It’s been one long month since we moved our youngest to college. So, for the first time in 27 years, our home is childless – the empty nest, as they say.

Homes—and lives—that are full of children, like ours used to be, are noisy, messy, happy places. Not unlike actual nests that nurture and protect baby birds while they grow and learn. Nests should be cozy and safe, carefully crafted and tended to by the parents, to give their brood the best chance to thrive in a strange, harsh world.
But it’s easy for mama bird to get so focused on feathering her nest and feeding her young that she forgets nests were never meant to last forever.
Nests serve a specific purpose for a short period of time. Our chicks’ time to fly comes before we are ready. But no matter how awkwardly or auspiciously they leave the nest, we are there, nudging and encouraging them to spread their wings.
If I’m honest, I’m not a big fan of this empty nest so far. It’s too quiet, too clean.

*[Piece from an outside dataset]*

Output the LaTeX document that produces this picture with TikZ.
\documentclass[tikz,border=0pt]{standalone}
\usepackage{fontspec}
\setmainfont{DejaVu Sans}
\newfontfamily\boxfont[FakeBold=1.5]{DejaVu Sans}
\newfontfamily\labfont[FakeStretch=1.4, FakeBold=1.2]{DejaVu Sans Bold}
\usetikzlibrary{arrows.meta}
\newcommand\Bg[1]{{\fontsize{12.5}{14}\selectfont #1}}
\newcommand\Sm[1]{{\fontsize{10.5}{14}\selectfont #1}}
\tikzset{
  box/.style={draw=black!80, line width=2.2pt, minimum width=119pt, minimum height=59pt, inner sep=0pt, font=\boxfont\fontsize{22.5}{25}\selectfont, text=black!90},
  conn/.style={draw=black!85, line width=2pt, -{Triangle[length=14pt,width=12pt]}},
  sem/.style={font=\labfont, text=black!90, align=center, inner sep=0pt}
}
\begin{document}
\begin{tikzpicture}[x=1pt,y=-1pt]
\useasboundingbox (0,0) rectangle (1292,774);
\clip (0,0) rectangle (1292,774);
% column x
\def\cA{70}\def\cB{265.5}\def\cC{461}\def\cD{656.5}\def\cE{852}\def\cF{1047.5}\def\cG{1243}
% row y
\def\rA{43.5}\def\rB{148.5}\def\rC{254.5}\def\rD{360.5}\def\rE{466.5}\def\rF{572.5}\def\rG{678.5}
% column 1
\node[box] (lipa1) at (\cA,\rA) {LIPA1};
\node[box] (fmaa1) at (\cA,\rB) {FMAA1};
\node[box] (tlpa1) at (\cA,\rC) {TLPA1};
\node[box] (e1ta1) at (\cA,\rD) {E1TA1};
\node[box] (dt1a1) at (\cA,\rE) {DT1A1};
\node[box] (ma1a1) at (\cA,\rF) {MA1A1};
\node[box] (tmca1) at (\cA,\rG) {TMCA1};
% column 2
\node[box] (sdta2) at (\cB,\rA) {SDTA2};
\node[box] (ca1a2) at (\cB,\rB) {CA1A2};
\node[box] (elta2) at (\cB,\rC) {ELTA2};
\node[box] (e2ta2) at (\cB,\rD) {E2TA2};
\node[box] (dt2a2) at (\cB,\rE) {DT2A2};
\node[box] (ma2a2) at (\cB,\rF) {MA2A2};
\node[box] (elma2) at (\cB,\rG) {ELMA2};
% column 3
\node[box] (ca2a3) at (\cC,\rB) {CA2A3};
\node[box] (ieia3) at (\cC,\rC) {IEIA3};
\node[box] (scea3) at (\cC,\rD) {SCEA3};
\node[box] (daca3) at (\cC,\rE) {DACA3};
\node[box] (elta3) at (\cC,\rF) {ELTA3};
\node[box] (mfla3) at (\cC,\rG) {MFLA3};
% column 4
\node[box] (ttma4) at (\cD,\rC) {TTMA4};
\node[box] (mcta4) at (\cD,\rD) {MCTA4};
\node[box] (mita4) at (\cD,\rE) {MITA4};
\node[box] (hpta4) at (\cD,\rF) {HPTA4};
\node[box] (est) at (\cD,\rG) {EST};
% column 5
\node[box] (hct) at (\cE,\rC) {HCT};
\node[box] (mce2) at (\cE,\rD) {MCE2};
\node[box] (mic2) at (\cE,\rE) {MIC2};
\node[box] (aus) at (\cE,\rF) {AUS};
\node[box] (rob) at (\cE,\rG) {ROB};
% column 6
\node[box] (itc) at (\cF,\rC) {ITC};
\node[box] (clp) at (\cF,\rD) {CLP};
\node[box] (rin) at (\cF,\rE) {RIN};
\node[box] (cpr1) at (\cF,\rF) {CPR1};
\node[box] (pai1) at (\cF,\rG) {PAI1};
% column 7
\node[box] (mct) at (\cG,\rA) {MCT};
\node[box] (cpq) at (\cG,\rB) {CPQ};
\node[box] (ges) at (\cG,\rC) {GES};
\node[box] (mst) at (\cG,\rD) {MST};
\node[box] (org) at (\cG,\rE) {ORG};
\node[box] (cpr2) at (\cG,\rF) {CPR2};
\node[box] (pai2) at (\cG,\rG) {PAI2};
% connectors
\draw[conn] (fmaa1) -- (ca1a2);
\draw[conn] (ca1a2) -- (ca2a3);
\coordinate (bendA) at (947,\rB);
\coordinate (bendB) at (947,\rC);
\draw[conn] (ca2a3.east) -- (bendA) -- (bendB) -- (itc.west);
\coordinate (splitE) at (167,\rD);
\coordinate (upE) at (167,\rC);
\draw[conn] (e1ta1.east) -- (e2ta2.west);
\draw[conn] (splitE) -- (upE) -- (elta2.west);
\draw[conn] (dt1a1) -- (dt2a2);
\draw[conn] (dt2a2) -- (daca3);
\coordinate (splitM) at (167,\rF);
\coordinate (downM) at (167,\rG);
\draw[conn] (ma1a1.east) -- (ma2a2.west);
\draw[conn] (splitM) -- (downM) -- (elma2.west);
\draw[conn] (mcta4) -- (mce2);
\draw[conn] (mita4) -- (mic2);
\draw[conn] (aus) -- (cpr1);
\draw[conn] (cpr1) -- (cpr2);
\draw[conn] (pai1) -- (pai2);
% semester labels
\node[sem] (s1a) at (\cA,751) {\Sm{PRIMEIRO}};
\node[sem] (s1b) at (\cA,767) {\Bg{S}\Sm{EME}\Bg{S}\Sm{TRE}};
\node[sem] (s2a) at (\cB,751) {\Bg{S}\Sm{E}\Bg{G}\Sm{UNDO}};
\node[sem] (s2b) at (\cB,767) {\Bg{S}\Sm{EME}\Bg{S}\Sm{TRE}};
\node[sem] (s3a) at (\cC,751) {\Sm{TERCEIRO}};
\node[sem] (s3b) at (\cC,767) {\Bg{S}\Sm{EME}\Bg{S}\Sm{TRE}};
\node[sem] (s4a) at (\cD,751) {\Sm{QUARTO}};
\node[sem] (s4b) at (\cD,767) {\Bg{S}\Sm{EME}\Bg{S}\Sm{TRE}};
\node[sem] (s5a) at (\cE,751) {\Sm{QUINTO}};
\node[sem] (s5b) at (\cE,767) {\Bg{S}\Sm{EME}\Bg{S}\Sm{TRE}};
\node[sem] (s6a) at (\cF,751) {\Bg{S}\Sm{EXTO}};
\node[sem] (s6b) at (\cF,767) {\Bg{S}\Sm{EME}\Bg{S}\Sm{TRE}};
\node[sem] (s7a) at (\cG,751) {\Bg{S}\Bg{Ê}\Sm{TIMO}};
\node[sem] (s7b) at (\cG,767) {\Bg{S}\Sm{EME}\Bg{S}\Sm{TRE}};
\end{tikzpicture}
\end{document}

I think I’m supposed to feel free but mostly, I just feel sad and stifled.
Even if we love our husbands and enjoy our careers—which I do—there’s still an emptiness of the soul when the last child leaves that’s hard to put into words.
The first child going to college is a loss, no doubt. You miss the child and worry yourself sick and adjust your daily routine and navigate the transition from day-to-day authority figure to from-afar mentor.
But the baby’s departure signifies all that and so much more. You have completed the 20 to 35 years (depending on the number and age span of your children) known as the childrearing season of life. It’s the end of an era, really.
Every mother’s noble intention is to raise children who become honorable adults, and we all know the time is coming when that part of our job will end. Let’s get real—none of us wants our kids living in our basement until they’re 35! Yet the death of that role still sneaks up on us, and we are left shell shocked and crushed under the weight of the loss.
But as uncomfortable and inconvenient as it may be, the only way to move through loss is to grieve. That’s the bad news.
We’ve all experienced loss in many forms, and we know all too well grief takes a tremendous amount of time and effort, what with the aimless wandering around your own home, tears stinging your eyes at the slightest provocation and memories flooding your unsuspecting mind with hurricane force.
It takes seemingly superhuman strength to slow down and give sadness the wide berth it requires to work itself through.
It hurts, and it’s hard.
But it’s not the end.
God’s plans and purposes for you didn’t start—or stop—with motherhood. Underneath your identity as a mom, there’s still the you He created.
You may have forgotten who you are, what you enjoy or why you’re here. But rest assured, God hasn’t.
It has been my experience that the books and articles lie. They say the empty nest is a new chapter, like it’s a continuation of the previous two decades with a minor plot twist. But it doesn’t feel like a new chapter to me; it feels like an entirely different book.
So, it’s time…
Time to write a new story, letting fresh vision wash over me and youthful energy fill me.
Time to practice stillness and surrender to solitude, even if it feels suffocating at first.
Time to give up the excuses for not pursuing my passions and just start.
Time to release my children into God’s hands, where they’ve been all along.
Time to let go of regrets and rest in the freedom of having done my best.
Time to redefine the parent-child relationship and enjoy the unfolding of the plans and purposes reserved for these now young adults.
Time to revive friendships gone stale through years of busyness and daily demands.
Time to embrace who God made me to be.
The Bible reminds us in Ecclesiastes that there is a right time to hold on and another to let go. This is my season of letting go.
So, I’m trying to accept the ache and sit with the sadness. I’m learning to let the grief wash over me, sometimes in waves. But as I take baby steps to gently cleanse the wounds, I find comfort in my daily rituals and rich relationships and the simple pleasures God—and life—are always offering us if we will just open our hands and hearts.
Then slowly, steadily, I can feel the fog lifting, the light shining through and I swear I can make out the faintest outline of my new life on the horizon just ahead.